Local press champion Sir Ray Tindle has donated £250,000 to promote the sector.
At a special lunch to celebrate his 85th birthday year, Sir Ray pledged £250,000 to fund a campaign run by the NS to promote the "unique and valued" role of the local press.
“The first weekly newspaper in England appeared in 1622 so the local press can be proud that it has served the country for so long,” said Sir Ray. “Even my small group has papers which have survived many recessions… There are 1200 [local newspapers]. 1100 are local weeklies. We are the largest medium in our towns. We reach a higher percentage of residents in our areas than any other medium. Collectively we reach 38 million of our UK population – more than the internet or any printed medium – and we perform a different function.”
He told guests at Stationers’ Hall: “We take enormous pride in our longevity, our tenacity and our closeness to our communities. The British press is the finest in the world and we are proud to be a major part of it. Of course we’re having a tough time like most of the country but we’re tough, we’re adapting where necessary, we’re fighting back and coming through as we’ve come through recessions and slumps and world wars in the past.”

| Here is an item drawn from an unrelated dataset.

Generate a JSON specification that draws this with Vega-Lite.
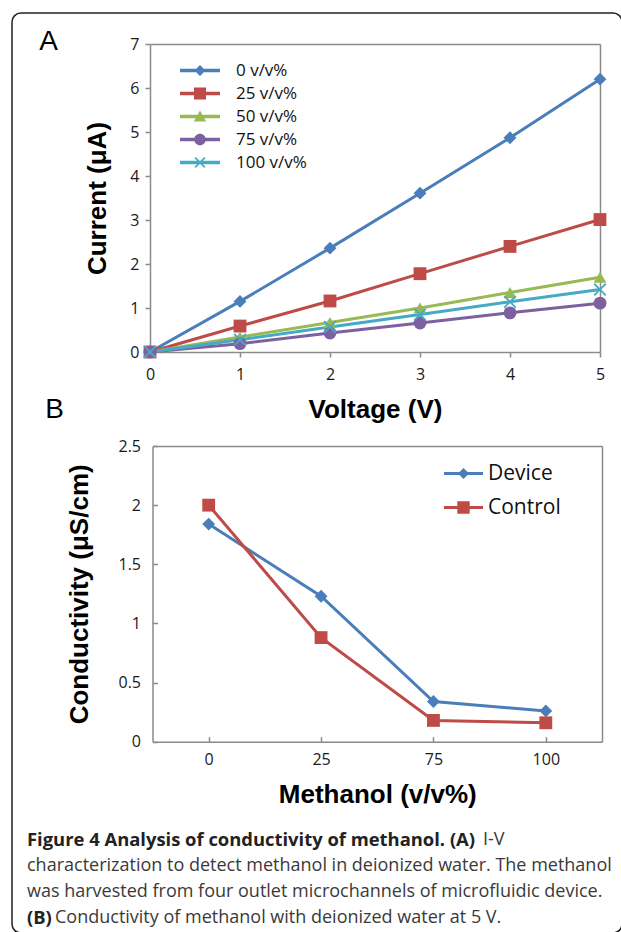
{
  "$schema": "https://vega.github.io/schema/vega-lite/v6.json",
  "width": 610,
  "height": 920,
  "autosize": {"type": "none"},
  "padding": {"left": 12, "top": 13, "right": 0, "bottom": 0},
  "background": "#ffffff",
  "config": {
    "view": {"stroke": "#222222", "strokeWidth": 1.5, "cornerRadius": 9},
    "axis": {
      "grid": false, "domainColor": "#8a8a8a", "domainWidth": 1.5,
      "tickColor": "#8a8a8a", "tickWidth": 1.5,
      "labelFont": "Open Sans", "labelFontSize": 16, "labelColor": "#1a1a1a", "labelFlush": false,
      "titleFont": "Liberation Sans", "titleFontSize": 26, "titleFontWeight": "bold", "titleColor": "#000000"
    },
    "legend": {"labelFont": "Open Sans", "labelColor": "#111111"}
  },
  "layer": [
    {
      "data": {"values": [
        {"series": "0 v/v%", "voltage": 0, "current": 0},
        {"series": "0 v/v%", "voltage": 1, "current": 1.15},
        {"series": "0 v/v%", "voltage": 2, "current": 2.36},
        {"series": "0 v/v%", "voltage": 3, "current": 3.61},
        {"series": "0 v/v%", "voltage": 4, "current": 4.87},
        {"series": "0 v/v%", "voltage": 5, "current": 6.2},
        {"series": "25 v/v%", "voltage": 0, "current": 0},
        {"series": "25 v/v%", "voltage": 1, "current": 0.59},
        {"series": "25 v/v%", "voltage": 2, "current": 1.16},
        {"series": "25 v/v%", "voltage": 3, "current": 1.78},
        {"series": "25 v/v%", "voltage": 4, "current": 2.4},
        {"series": "25 v/v%", "voltage": 5, "current": 3.01},
        {"series": "50 v/v%", "voltage": 0, "current": 0},
        {"series": "50 v/v%", "voltage": 1, "current": 0.34},
        {"series": "50 v/v%", "voltage": 2, "current": 0.67},
        {"series": "50 v/v%", "voltage": 3, "current": 1.0},
        {"series": "50 v/v%", "voltage": 4, "current": 1.35},
        {"series": "50 v/v%", "voltage": 5, "current": 1.7},
        {"series": "75 v/v%", "voltage": 0, "current": 0},
        {"series": "75 v/v%", "voltage": 1, "current": 0.19},
        {"series": "75 v/v%", "voltage": 2, "current": 0.43},
        {"series": "75 v/v%", "voltage": 3, "current": 0.66},
        {"series": "75 v/v%", "voltage": 4, "current": 0.89},
        {"series": "75 v/v%", "voltage": 5, "current": 1.11},
        {"series": "100 v/v%", "voltage": 0, "current": 0},
        {"series": "100 v/v%", "voltage": 1, "current": 0.28},
        {"series": "100 v/v%", "voltage": 2, "current": 0.57},
        {"series": "100 v/v%", "voltage": 3, "current": 0.85},
        {"series": "100 v/v%", "voltage": 4, "current": 1.14},
        {"series": "100 v/v%", "voltage": 5, "current": 1.42}
      ]},
      "layer": [
        {
          "mark": {"type": "line", "strokeWidth": 3},
          "encoding": {
            "x": {"field": "voltage", "type": "quantitative", "scale": {"domain": [0, 5], "range": [138, 588]},
              "axis": {"orient": "bottom", "offset": -581, "values": [0, 1, 2, 3, 4, 5], "tickSize": 5, "labelPadding": 9, "title": "Voltage (V)", "titlePadding": 14}},
            "y": {"field": "current", "type": "quantitative", "scale": {"domain": [0, 7], "range": [339, 31]},
              "axis": {"orient": "left", "offset": -138, "values": [0, 1, 2, 3, 4, 5, 6, 7], "tickSize": 5, "labelPadding": 6, "title": "Current (μA)", "titlePadding": 19}},
            "color": {"field": "series", "type": "nominal",
              "scale": {"domain": ["0 v/v%", "25 v/v%", "50 v/v%", "75 v/v%", "100 v/v%"], "range": ["#4A7EBB", "#BE4B48", "#98B954", "#7D60A0", "#46AAC5"]}, "legend": null}
          }
        },
        {
          "mark": {"type": "point", "filled": true, "opacity": 1, "size": 165},
          "encoding": {
            "x": {"field": "voltage", "type": "quantitative", "scale": {"domain": [0, 5], "range": [138, 588]}, "axis": null},
            "y": {"field": "current", "type": "quantitative", "scale": {"domain": [0, 7], "range": [339, 31]}, "axis": null},
            "color": {"field": "series", "type": "nominal",
              "scale": {"domain": ["0 v/v%", "25 v/v%", "50 v/v%", "75 v/v%", "100 v/v%"], "range": ["#4A7EBB", "#BE4B48", "#98B954", "#7D60A0", "#46AAC5"]}, "legend": null},
            "shape": {"field": "series", "type": "nominal",
              "scale": {"domain": ["0 v/v%", "25 v/v%", "50 v/v%", "75 v/v%", "100 v/v%"], "range": ["diamond", "square", "triangle-up", "circle", "M0,-0.2L0.8,-1L1,-0.8L0.2,0L1,0.8L0.8,1L0,0.2L-0.8,1L-1,0.8L-0.2,0L-1,-0.8L-0.8,-1Z"]}, "legend": null}
          }
        },
        {
          "data": {"values": []},
          "mark": {"type": "point", "filled": true, "opacity": 1},
          "encoding": {
            "x": {"field": "voltage", "type": "quantitative", "scale": {"domain": [0, 5], "range": [138, 588]},
              "axis": {"orient": "top", "offset": -31, "ticks": false, "labels": false, "title": "A", "titleX": 36, "titleY": -3, "titleAlign": "center", "titleBaseline": "middle", "titleFontWeight": "normal", "titleFontSize": 28, "titleAngle": 0}},
            "y": {"field": "current", "type": "quantitative", "scale": {"domain": [0, 7], "range": [339, 31]},
              "axis": {"orient": "right", "offset": -22, "ticks": false, "labels": false, "title": null}},
            "color": {"field": "series", "type": "nominal",
              "scale": {"domain": ["0 v/v%", "25 v/v%", "50 v/v%", "75 v/v%", "100 v/v%"], "range": ["#4A7EBB", "#BE4B48", "#98B954", "#7D60A0", "#46AAC5"]},
              "legend": {"orient": "none", "direction": "vertical", "legendX": 178, "legendY": 47.5, "title": null, "symbolSize": 400, "symbolStrokeWidth": 0, "labelFontSize": 17, "labelOffset": 26, "rowPadding": 5}},
            "shape": {"field": "series", "type": "nominal",
              "scale": {"domain": ["0 v/v%", "25 v/v%", "50 v/v%", "75 v/v%", "100 v/v%"], "range": [
                "M-2,-0.17H2V0.17H-2Z M0,-0.55L0.55,0L0,0.55L-0.55,0Z",
                "M-2,-0.17H2V0.17H-2Z M-0.6,-0.6H0.6V0.6H-0.6Z",
                "M-2,-0.17H2V0.17H-2Z M0,-0.6L0.62,0.5H-0.62Z",
                "M-2,-0.17H2V0.17H-2Z M0.58,0A0.58,0.58 0 1,1 -0.58,0A0.58,0.58 0 1,1 0.58,0Z",
                "M-2,-0.17H2V0.17H-2Z M0,-0.12L0.43,-0.55L0.55,-0.43L0.12,0L0.55,0.43L0.43,0.55L0,0.12L-0.43,0.55L-0.55,0.43L-0.12,0L-0.55,-0.43L-0.43,-0.55Z"
              ]},
              "legend": {"orient": "none", "direction": "vertical", "legendX": 178, "legendY": 47.5, "title": null, "symbolSize": 400, "symbolStrokeWidth": 0, "labelFontSize": 17, "labelOffset": 26, "rowPadding": 5}}
          }
        }
      ],
      "resolve": {"scale": {"color": "independent", "shape": "independent"}, "axis": {"x": "independent", "y": "independent"}}
    },
    {
      "data": {"values": [
        {"sample": "Device", "methanol": "0", "conductivity": 1.84},
        {"sample": "Device", "methanol": "25", "conductivity": 1.23},
        {"sample": "Device", "methanol": "75", "conductivity": 0.34},
        {"sample": "Device", "methanol": "100", "conductivity": 0.26},
        {"sample": "Control", "methanol": "0", "conductivity": 2.0},
        {"sample": "Control", "methanol": "25", "conductivity": 0.88},
        {"sample": "Control", "methanol": "75", "conductivity": 0.18},
        {"sample": "Control", "methanol": "100", "conductivity": 0.16}
      ]},
      "layer": [
        {
          "mark": {"type": "line", "strokeWidth": 3},
          "encoding": {
            "x": {"field": "methanol", "type": "ordinal", "sort": null, "scale": {"type": "point", "domain": ["0", "25", "75", "100"], "range": [140.5, 590], "padding": 0.5},
              "axis": {"orient": "bottom", "offset": -191.3, "tickSize": -5, "labelPadding": 15, "labelAngle": 0, "title": "Methanol (v/v%)", "titlePadding": 14}},
            "y": {"field": "conductivity", "type": "quantitative", "scale": {"domain": [0, 2.5], "range": [728.7, 433]},
              "axis": {"orient": "left", "offset": -140.5, "values": [0, 0.5, 1, 1.5, 2, 2.5], "format": "~g", "tickSize": -5, "labelPadding": 17, "title": "Conductivity (μS/cm)", "titlePadding": 26}},
            "color": {"field": "sample", "type": "nominal", "scale": {"domain": ["Device", "Control"], "range": ["#4A7EBB", "#BE4B48"]}, "legend": null}
          }
        },
        {
          "mark": {"type": "point", "filled": true, "opacity": 1, "size": 165},
          "encoding": {
            "x": {"field": "methanol", "type": "ordinal", "sort": null, "scale": {"type": "point", "domain": ["0", "25", "75", "100"], "range": [140.5, 590], "padding": 0.5}, "axis": null},
            "y": {"field": "conductivity", "type": "quantitative", "scale": {"domain": [0, 2.5], "range": [728.7, 433]}, "axis": null},
            "color": {"field": "sample", "type": "nominal", "scale": {"domain": ["Device", "Control"], "range": ["#4A7EBB", "#BE4B48"]}, "legend": null},
            "shape": {"field": "sample", "type": "nominal", "scale": {"domain": ["Device", "Control"], "range": ["diamond", "square"]}, "legend": null}
          }
        },
        {
          "data": {"values": []},
          "mark": {"type": "point", "filled": true, "opacity": 1},
          "encoding": {
            "x": {"field": "methanol", "type": "ordinal", "sort": null, "scale": {"type": "point", "domain": ["0", "25", "75", "100"], "range": [140.5, 590], "padding": 0.5},
              "axis": {"orient": "top", "offset": -433, "ticks": false, "labels": false, "title": "B", "titleX": 42, "titleY": -37, "titleAlign": "center", "titleBaseline": "middle", "titleFontWeight": "normal", "titleFontSize": 28, "titleAngle": 0}},
            "y": {"field": "conductivity", "type": "quantitative", "scale": {"domain": [0, 2.5], "range": [728.7, 433]},
              "axis": {"orient": "right", "offset": -20, "ticks": false, "labels": false, "title": null}},
            "color": {"field": "sample", "type": "nominal", "scale": {"domain": ["Device", "Control"], "range": ["#4A7EBB", "#BE4B48"]},
              "legend": {"orient": "none", "direction": "vertical", "legendX": 441, "legendY": 450, "title": null, "symbolSize": 400, "symbolStrokeWidth": 0, "labelFontSize": 21, "labelOffset": 14, "rowPadding": 12}},
            "shape": {"field": "sample", "type": "nominal", "scale": {"domain": ["Device", "Control"], "range": [
                "M-1.95,-0.16H1.95V0.16H-1.95Z M0,-0.55L0.55,0L0,0.55L-0.55,0Z",
                "M-1.95,-0.16H1.95V0.16H-1.95Z M-0.62,-0.62H0.62V0.62H-0.62Z"
              ]},
              "legend": {"orient": "none", "direction": "vertical", "legendX": 441, "legendY": 450, "title": null, "symbolSize": 400, "symbolStrokeWidth": 0, "labelFontSize": 21, "labelOffset": 14, "rowPadding": 12}}
          }
        }
      ],
      "resolve": {"scale": {"color": "independent", "shape": "independent"}, "axis": {"x": "independent", "y": "independent"}}
    },
    {
      "layer": [
        {
          "data": {"values": [
            {"line": 1, "t": "Figure 4 Analysis of conductivity of methanol. (A)"},
            {"line": 4, "t": "(B)"}
          ]},
          "mark": {"type": "text", "align": "left", "baseline": "middle", "font": "Open Sans", "fontSize": 18.4, "fontWeight": "bold", "color": "#222222"},
          "encoding": {
            "x": {"datum": 0, "type": "quantitative", "scale": {"domain": [0, 1], "range": [15, 600]}, "axis": null},
            "y": {"field": "line", "type": "ordinal", "scale": {"type": "point", "domain": [1, 2, 3, 4], "range": [827, 905], "padding": 0}, "axis": null},
            "text": {"field": "t"}
          }
        },
        {
          "data": {"values": [{"line": 1, "t": "I-V"}]},
          "mark": {"type": "text", "align": "left", "baseline": "middle", "font": "Open Sans", "fontSize": 18, "color": "#3a3a3a", "dx": 456},
          "encoding": {
            "x": {"datum": 0, "type": "quantitative", "scale": {"domain": [0, 1], "range": [15, 600]}, "axis": null},
            "y": {"field": "line", "type": "ordinal", "scale": {"type": "point", "domain": [1, 2, 3, 4], "range": [827, 905], "padding": 0}, "axis": null},
            "text": {"field": "t"}
          }
        },
        {
          "data": {"values": [
            {"line": 2, "t": "characterization to detect methanol in deionized water. The methanol"},
            {"line": 3, "t": "was harvested from four outlet microchannels of microfluidic device."}
          ]},
          "mark": {"type": "text", "align": "left", "baseline": "middle", "font": "Open Sans", "fontSize": 18, "color": "#3a3a3a"},
          "encoding": {
            "x": {"datum": 0, "type": "quantitative", "scale": {"domain": [0, 1], "range": [15, 600]}, "axis": null},
            "y": {"field": "line", "type": "ordinal", "scale": {"type": "point", "domain": [1, 2, 3, 4], "range": [827, 905], "padding": 0}, "axis": null},
            "text": {"field": "t"}
          }
        },
        {
          "data": {"values": [{"line": 4, "t": "Conductivity of methanol with deionized water at 5 V."}]},
          "mark": {"type": "text", "align": "left", "baseline": "middle", "font": "Open Sans", "fontSize": 18, "color": "#3a3a3a", "dx": 28},
          "encoding": {
            "x": {"datum": 0, "type": "quantitative", "scale": {"domain": [0, 1], "range": [15, 600]}, "axis": null},
            "y": {"field": "line", "type": "ordinal", "scale": {"type": "point", "domain": [1, 2, 3, 4], "range": [827, 905], "padding": 0}, "axis": null},
            "text": {"field": "t"}
          }
        }
      ]
    }
  ],
  "resolve": {
    "scale": {"x": "independent", "y": "independent", "color": "independent", "shape": "independent"},
    "axis": {"x": "independent", "y": "independent"},
    "legend": {"color": "independent", "shape": "independent"}
  }
}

Sir Ray said that his auditors had confirmed that his own group’s profits were currently at similar levels to those being achieved before the boom which had preceded this latest recession. “We are local papers,” he added. “For local traders there is no better or more economical way of reaching their potential customers without waste, and for local residents there is no better way of hearing in depth of the news of their schools and churches and courts and councils. No other medium gives the whole comprehensive picture of their town.”